Question

Chlorine can be prepared in the laboratory by the reaction of manganese dioxide with hydrochloric acid, HCl(aq), as described by the chemical equation :

MnO₂(s) +4HCI(aq) → MnCl₂(aq)+2H₂O(I) + Cl₂(g)

How much MnO₂(s) should be added to excess HCI(aq) to obtain 405 mL of Cl₂(g) at 25 °C and 705 Torr?

Answer 1

To calculate the amount of MnO2(s) needed to produce 405 mL of Cl2(g) at 25 °C and 705 Torr, you can use the ideal gas law and stoichiometry.

Step-by-step explanation:

To calculate the amount of MnO2(s) needed to produce 405 mL of Cl2(g) at 25 °C and 705 Torr, we can use the ideal gas law.
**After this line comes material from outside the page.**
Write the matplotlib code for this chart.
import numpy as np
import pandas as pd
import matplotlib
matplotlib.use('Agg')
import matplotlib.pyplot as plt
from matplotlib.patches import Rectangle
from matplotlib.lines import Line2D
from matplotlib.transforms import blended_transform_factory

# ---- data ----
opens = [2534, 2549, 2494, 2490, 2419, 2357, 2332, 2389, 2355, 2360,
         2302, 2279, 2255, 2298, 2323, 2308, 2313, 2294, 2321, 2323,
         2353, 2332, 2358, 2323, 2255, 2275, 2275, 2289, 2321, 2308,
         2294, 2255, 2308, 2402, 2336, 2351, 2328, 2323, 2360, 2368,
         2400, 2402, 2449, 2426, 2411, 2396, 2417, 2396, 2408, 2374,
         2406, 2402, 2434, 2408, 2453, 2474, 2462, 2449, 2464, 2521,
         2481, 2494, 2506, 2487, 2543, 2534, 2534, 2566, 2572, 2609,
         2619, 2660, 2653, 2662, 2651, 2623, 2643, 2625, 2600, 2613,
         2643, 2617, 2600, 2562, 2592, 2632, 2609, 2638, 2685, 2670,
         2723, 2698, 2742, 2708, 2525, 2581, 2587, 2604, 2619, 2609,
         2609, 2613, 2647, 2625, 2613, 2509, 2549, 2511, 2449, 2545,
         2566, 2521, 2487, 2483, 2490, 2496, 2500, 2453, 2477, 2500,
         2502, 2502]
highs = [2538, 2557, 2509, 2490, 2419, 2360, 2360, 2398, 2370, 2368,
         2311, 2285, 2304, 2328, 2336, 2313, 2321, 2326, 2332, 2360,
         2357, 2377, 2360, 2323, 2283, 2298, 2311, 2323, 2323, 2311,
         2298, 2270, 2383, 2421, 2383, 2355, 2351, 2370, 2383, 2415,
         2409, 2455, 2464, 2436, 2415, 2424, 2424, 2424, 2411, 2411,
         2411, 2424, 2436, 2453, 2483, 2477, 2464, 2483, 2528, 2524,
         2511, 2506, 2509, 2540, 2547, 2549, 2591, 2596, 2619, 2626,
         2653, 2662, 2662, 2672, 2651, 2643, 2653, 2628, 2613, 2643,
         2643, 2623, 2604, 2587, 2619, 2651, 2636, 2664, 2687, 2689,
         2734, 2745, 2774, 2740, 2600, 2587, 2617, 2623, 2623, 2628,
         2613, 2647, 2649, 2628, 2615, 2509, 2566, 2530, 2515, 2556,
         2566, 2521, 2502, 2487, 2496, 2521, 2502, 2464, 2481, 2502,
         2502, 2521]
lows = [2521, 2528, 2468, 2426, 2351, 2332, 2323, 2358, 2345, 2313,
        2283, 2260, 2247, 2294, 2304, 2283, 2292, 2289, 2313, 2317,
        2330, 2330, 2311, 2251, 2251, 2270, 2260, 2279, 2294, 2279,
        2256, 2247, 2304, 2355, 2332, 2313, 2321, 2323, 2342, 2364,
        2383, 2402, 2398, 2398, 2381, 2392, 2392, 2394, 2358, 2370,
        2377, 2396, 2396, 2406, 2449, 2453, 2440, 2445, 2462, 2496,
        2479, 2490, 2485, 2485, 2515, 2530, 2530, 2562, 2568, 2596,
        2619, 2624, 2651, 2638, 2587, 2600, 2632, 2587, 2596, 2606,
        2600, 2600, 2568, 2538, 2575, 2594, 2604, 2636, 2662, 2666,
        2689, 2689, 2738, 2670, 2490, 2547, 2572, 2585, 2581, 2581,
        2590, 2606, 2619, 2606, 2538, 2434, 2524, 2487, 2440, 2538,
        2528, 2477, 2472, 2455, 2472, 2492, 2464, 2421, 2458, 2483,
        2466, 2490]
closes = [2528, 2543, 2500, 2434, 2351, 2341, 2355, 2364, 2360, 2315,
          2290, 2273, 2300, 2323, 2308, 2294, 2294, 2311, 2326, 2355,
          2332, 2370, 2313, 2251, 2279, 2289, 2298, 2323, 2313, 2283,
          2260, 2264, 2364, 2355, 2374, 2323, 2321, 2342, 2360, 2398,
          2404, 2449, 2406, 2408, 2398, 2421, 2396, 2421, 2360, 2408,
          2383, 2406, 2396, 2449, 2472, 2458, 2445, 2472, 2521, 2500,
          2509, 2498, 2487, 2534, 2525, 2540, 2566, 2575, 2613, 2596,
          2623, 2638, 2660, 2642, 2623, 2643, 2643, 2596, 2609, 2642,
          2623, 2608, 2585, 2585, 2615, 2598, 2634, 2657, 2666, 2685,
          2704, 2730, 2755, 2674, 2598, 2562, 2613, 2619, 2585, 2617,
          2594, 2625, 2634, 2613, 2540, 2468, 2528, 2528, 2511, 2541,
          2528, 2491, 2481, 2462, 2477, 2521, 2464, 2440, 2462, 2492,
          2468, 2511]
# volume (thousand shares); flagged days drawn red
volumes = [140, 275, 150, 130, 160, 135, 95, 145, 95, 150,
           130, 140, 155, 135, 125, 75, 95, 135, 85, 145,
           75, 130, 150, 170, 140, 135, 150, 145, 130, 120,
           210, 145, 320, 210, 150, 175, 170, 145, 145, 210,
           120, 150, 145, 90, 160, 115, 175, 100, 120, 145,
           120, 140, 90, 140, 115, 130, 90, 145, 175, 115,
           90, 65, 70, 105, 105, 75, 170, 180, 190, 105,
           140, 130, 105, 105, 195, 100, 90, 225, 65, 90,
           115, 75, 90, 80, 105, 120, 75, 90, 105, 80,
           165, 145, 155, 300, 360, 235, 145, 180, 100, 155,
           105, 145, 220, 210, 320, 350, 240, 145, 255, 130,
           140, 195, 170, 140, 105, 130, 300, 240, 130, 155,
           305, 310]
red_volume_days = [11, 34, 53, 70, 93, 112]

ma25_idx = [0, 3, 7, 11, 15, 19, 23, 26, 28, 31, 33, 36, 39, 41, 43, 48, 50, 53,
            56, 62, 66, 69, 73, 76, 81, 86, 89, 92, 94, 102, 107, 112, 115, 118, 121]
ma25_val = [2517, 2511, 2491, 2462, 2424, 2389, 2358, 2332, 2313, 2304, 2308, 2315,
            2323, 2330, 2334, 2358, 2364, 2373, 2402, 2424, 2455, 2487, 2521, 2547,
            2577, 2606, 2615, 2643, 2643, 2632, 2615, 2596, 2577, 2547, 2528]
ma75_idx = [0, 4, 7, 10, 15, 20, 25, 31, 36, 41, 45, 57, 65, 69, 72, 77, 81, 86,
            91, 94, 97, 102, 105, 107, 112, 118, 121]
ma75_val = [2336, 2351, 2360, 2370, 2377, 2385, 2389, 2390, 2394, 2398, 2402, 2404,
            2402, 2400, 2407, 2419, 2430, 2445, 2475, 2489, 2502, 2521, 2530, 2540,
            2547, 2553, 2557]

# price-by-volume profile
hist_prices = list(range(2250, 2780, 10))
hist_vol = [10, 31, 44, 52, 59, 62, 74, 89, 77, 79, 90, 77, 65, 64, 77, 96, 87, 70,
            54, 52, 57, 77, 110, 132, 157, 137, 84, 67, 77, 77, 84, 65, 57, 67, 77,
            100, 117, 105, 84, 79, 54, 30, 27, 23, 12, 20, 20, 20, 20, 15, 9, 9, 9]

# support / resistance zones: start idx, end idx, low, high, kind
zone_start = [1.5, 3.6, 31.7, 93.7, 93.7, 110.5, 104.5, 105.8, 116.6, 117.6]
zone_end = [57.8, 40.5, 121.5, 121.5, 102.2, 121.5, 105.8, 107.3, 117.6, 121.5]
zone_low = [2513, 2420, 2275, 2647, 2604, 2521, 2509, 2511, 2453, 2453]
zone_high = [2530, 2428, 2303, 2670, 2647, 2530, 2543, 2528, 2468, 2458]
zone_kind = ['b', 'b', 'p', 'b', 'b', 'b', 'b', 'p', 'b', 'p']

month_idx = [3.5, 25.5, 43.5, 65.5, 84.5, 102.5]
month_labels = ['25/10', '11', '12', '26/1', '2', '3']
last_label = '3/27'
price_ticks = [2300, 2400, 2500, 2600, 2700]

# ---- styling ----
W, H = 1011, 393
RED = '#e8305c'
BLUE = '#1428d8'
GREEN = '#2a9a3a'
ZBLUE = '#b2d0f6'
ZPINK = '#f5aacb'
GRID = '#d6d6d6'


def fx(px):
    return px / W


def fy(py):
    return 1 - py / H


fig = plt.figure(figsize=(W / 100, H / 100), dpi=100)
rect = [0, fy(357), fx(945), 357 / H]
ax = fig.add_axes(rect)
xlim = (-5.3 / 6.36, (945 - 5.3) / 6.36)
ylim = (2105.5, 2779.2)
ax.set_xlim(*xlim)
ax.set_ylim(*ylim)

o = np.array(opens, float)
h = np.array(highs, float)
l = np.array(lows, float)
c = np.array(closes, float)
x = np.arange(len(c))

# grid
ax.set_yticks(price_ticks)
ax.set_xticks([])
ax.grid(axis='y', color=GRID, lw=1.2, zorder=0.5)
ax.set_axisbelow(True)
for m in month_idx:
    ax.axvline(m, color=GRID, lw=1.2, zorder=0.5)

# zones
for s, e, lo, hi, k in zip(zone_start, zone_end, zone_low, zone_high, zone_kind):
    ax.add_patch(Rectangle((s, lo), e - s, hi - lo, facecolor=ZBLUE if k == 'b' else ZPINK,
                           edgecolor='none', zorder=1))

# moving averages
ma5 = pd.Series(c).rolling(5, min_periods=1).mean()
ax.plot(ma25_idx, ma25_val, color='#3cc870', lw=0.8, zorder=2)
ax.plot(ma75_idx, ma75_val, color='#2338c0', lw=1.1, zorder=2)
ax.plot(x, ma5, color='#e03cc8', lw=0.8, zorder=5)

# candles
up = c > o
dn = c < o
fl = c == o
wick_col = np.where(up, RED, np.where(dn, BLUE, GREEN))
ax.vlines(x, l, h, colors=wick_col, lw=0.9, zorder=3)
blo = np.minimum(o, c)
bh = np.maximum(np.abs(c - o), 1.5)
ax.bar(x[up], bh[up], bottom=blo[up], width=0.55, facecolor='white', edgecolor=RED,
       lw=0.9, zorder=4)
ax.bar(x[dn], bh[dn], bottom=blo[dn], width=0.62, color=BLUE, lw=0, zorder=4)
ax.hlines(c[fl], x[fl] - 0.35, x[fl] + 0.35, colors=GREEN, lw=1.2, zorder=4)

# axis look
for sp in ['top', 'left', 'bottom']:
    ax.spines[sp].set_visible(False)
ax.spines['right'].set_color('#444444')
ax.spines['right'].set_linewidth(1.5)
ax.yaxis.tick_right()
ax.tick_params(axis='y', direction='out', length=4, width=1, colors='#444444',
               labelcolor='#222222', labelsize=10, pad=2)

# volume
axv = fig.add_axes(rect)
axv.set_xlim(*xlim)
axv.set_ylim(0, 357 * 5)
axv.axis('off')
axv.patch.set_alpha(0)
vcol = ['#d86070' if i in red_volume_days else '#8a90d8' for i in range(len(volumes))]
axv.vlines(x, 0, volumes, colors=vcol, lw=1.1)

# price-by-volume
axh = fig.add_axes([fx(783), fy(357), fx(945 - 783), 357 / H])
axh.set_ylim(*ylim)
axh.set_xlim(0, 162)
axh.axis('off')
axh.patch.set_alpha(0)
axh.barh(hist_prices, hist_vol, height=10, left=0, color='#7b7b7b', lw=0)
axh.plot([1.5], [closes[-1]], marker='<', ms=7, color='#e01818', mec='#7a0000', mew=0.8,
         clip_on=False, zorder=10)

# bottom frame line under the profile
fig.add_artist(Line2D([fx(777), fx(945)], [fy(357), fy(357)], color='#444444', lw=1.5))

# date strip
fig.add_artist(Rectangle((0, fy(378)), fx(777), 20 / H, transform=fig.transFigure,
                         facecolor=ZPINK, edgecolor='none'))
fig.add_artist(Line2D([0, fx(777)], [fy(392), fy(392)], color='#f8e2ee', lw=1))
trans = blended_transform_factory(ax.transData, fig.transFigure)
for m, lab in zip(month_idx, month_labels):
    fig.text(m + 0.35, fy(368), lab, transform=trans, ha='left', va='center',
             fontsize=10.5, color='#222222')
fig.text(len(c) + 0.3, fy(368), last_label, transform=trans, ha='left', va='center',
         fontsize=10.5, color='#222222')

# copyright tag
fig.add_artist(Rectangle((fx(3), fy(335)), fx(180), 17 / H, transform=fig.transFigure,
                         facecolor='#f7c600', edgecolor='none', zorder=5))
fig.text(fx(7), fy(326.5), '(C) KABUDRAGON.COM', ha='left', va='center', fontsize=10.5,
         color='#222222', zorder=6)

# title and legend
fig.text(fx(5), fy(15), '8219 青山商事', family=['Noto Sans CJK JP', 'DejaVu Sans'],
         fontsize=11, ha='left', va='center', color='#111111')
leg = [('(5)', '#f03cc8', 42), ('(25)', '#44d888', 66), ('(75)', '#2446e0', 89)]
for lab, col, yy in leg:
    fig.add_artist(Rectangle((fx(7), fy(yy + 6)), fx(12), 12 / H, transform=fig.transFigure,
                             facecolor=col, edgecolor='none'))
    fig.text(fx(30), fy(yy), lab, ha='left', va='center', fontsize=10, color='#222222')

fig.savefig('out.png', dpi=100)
First, we need to convert the volume of Cl2(g) to moles using the ideal gas law equation:

n = PV / RT

Where:

• n is the number of moles of Cl2(g)
• P is the pressure of Cl2(g) in atm
• V is the volume of Cl2(g) in liters
• R is the ideal gas constant (0.0821 L.atm/mol.K)
• T is the temperature of Cl2(g) in Kelvin

Once we have the number of moles of Cl2(g), we can use the stoichiometry of the balanced chemical equation to determine the moles of MnO2(s) needed. From the balanced equation, we know that 1 mole of MnO2(s) produces 1 mole of Cl2(g). Therefore, the amount of MnO2(s) needed is equal to the number of moles of Cl2(g).